Recorded data:
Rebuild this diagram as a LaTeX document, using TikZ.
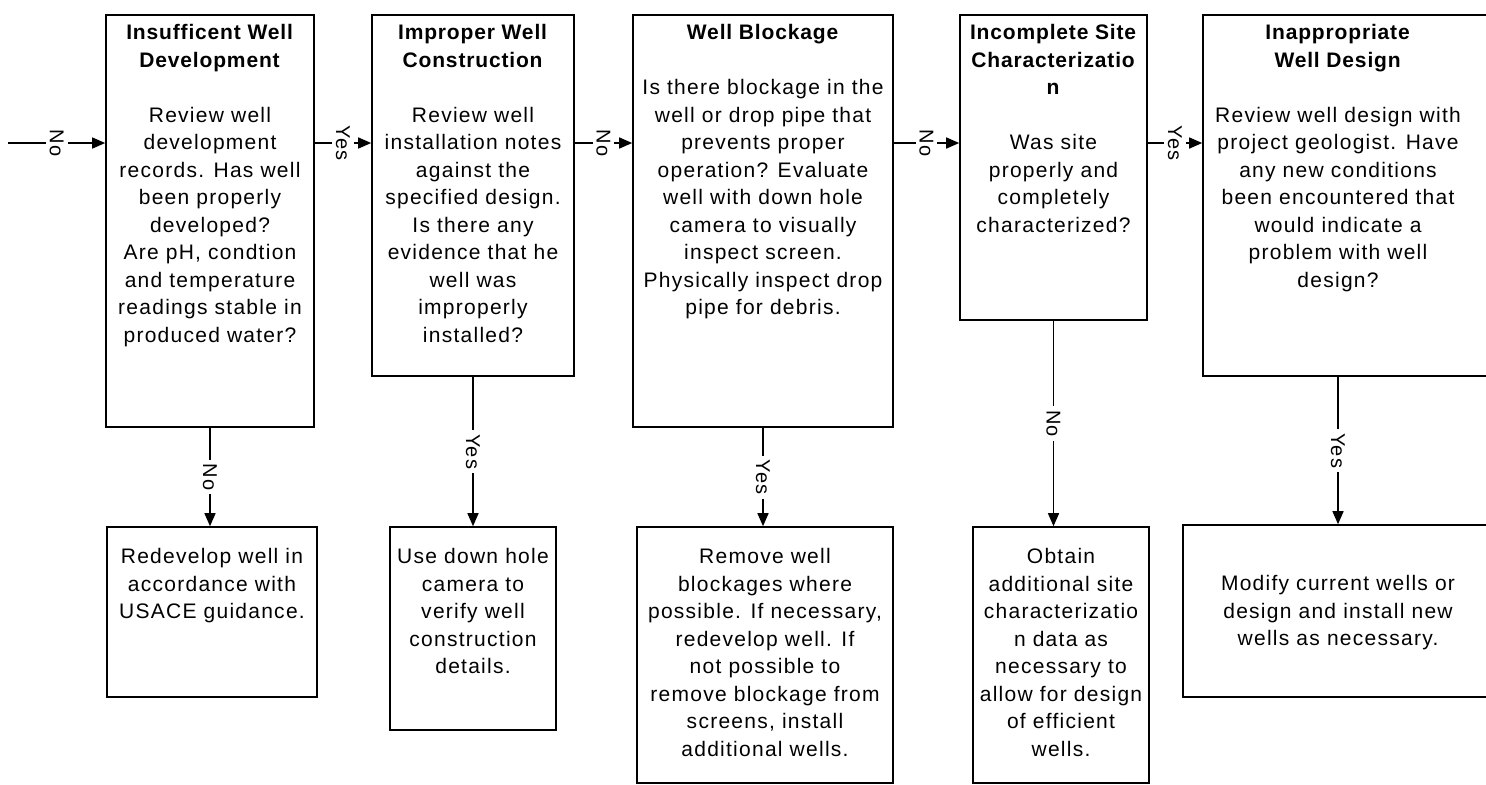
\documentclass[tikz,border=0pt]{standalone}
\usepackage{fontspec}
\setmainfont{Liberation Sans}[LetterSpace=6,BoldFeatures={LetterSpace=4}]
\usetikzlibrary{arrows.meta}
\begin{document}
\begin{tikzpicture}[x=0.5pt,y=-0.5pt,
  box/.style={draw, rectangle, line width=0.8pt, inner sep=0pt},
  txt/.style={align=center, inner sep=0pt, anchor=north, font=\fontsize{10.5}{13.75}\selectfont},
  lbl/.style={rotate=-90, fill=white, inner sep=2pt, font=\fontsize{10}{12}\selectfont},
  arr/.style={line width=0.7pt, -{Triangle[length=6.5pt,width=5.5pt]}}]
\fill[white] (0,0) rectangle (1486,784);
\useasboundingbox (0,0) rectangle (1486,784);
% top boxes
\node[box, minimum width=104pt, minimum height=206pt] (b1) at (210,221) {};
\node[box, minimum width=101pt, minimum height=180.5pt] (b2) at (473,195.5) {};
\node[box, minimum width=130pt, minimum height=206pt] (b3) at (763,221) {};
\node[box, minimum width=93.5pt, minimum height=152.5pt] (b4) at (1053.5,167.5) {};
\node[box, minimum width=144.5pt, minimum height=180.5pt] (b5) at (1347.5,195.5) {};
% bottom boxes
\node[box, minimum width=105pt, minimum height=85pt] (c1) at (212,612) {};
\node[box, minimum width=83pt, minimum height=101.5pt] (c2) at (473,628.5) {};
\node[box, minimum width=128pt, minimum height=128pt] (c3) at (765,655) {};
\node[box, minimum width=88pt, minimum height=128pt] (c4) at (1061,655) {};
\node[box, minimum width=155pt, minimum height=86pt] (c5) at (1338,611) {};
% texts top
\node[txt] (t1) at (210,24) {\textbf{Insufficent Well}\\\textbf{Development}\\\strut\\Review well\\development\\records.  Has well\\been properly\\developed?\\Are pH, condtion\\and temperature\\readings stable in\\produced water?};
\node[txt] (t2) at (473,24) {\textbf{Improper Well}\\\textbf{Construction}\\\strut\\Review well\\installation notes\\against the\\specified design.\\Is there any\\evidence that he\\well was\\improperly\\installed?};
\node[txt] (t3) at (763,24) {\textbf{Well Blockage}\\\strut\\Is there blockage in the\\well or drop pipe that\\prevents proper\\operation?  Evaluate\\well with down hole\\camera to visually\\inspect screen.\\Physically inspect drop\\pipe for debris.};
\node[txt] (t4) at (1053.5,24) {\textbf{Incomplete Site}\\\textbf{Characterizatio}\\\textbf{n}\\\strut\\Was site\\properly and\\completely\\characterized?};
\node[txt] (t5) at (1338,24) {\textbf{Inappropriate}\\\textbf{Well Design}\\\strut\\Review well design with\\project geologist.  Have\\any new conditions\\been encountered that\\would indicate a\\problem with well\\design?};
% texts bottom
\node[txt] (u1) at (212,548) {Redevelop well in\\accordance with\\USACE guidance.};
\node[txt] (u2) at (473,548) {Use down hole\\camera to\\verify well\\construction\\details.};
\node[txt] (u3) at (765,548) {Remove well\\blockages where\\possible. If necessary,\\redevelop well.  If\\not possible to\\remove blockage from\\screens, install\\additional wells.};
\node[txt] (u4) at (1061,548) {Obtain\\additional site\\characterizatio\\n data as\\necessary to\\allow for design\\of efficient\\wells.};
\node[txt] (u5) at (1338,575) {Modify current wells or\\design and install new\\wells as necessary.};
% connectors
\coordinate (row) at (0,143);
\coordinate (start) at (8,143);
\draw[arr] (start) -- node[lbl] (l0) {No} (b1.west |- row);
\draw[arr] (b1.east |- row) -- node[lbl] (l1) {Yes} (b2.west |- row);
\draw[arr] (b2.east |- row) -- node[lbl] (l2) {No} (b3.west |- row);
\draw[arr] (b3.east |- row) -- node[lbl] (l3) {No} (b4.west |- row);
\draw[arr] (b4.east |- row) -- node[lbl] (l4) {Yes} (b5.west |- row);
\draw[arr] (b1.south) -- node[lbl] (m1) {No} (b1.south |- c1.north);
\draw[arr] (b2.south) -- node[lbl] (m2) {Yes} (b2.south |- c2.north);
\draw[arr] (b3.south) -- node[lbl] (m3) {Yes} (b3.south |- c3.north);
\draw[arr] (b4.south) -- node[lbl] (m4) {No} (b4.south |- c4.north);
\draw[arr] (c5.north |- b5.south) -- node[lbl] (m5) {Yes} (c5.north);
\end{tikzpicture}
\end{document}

---

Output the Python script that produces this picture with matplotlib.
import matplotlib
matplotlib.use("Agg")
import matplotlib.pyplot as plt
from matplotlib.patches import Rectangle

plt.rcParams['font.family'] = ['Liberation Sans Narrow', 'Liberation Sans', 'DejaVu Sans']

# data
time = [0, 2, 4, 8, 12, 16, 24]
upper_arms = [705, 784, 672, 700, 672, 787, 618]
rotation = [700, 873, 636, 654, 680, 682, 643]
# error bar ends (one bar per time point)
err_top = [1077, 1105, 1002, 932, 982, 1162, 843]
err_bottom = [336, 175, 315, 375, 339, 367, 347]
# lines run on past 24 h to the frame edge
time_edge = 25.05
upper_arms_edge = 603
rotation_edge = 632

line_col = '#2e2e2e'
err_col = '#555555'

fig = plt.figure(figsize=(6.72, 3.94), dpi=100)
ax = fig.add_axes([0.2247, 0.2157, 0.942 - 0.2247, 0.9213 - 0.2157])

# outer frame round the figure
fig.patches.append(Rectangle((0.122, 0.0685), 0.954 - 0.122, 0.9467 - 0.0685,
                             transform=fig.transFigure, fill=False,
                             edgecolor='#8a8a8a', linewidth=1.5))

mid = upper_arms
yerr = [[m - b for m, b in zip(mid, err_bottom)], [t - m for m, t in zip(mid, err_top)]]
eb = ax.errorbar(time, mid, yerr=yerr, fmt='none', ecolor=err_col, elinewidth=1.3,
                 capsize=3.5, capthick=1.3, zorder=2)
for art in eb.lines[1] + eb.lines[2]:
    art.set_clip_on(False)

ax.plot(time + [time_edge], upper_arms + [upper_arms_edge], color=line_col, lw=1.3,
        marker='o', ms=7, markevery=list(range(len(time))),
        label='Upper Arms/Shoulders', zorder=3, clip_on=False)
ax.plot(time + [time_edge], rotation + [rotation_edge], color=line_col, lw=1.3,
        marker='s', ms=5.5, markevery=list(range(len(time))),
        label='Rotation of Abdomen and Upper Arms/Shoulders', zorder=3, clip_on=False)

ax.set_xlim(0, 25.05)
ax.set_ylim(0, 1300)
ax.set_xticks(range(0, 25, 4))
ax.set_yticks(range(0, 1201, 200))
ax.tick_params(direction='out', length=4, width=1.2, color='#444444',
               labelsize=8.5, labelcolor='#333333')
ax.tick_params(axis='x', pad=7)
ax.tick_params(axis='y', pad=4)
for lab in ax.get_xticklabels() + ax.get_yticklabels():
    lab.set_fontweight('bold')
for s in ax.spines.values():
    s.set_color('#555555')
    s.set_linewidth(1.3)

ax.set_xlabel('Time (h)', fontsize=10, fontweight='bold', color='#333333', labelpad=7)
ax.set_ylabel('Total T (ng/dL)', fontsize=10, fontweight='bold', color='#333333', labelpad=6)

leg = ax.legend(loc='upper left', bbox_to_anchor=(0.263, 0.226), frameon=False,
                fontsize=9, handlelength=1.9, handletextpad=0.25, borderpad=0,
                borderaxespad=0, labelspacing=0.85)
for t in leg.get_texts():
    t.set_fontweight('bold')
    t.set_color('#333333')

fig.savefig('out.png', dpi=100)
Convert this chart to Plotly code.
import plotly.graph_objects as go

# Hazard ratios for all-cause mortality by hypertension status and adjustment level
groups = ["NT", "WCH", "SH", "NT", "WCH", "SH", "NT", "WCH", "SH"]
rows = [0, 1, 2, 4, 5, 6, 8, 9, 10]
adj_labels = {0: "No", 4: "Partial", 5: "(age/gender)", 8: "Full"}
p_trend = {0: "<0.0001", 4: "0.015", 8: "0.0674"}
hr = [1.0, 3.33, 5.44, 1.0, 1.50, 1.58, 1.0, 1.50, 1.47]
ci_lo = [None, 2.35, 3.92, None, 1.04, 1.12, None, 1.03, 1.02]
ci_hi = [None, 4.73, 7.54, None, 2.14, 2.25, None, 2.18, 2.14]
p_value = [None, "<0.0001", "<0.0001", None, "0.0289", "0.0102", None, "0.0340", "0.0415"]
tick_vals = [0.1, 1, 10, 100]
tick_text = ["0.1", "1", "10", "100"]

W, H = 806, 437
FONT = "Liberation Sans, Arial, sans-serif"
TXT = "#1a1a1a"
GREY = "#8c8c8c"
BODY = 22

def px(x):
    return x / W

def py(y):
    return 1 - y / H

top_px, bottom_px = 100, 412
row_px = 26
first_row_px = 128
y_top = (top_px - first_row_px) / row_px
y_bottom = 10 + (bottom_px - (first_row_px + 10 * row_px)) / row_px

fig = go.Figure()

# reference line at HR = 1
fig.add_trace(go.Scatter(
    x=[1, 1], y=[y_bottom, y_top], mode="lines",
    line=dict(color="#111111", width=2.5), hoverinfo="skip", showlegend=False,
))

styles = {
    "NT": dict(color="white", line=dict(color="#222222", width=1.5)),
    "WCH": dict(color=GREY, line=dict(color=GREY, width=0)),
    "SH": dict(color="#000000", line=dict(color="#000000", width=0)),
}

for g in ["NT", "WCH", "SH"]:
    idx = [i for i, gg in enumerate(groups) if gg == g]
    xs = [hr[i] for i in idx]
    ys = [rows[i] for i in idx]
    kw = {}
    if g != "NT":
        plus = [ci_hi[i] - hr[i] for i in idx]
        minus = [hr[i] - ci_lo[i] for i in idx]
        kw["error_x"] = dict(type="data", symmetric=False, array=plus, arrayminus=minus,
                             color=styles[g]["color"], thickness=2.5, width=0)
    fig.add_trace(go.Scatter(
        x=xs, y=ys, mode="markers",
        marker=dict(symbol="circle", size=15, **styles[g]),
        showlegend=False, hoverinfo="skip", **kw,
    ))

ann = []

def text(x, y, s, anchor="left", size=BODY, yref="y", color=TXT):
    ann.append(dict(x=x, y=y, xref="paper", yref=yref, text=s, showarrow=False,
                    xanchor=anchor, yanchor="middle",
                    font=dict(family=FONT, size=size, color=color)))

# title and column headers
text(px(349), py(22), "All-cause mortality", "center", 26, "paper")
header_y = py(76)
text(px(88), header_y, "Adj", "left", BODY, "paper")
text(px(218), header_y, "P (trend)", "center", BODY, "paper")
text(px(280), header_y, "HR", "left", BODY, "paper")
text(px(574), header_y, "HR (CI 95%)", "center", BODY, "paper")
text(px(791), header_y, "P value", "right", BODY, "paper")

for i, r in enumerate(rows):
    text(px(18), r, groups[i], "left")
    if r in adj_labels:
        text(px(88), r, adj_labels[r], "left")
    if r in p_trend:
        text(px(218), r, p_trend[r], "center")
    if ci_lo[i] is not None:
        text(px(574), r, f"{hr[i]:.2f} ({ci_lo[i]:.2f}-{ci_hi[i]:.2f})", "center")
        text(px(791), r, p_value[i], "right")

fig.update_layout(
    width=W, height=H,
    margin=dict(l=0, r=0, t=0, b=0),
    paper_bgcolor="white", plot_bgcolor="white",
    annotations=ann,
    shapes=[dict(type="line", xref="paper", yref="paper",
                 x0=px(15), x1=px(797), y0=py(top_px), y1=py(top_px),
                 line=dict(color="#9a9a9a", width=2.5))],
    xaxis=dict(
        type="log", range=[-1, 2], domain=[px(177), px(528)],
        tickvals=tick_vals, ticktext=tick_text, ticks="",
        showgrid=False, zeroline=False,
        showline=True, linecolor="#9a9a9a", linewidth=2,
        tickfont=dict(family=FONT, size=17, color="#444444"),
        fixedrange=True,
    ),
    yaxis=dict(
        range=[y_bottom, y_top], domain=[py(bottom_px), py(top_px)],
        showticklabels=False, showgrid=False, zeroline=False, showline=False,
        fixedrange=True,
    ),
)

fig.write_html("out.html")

Exercise details: Report how many lines of the records above contain the word "with", and give only that number.

Task response: 4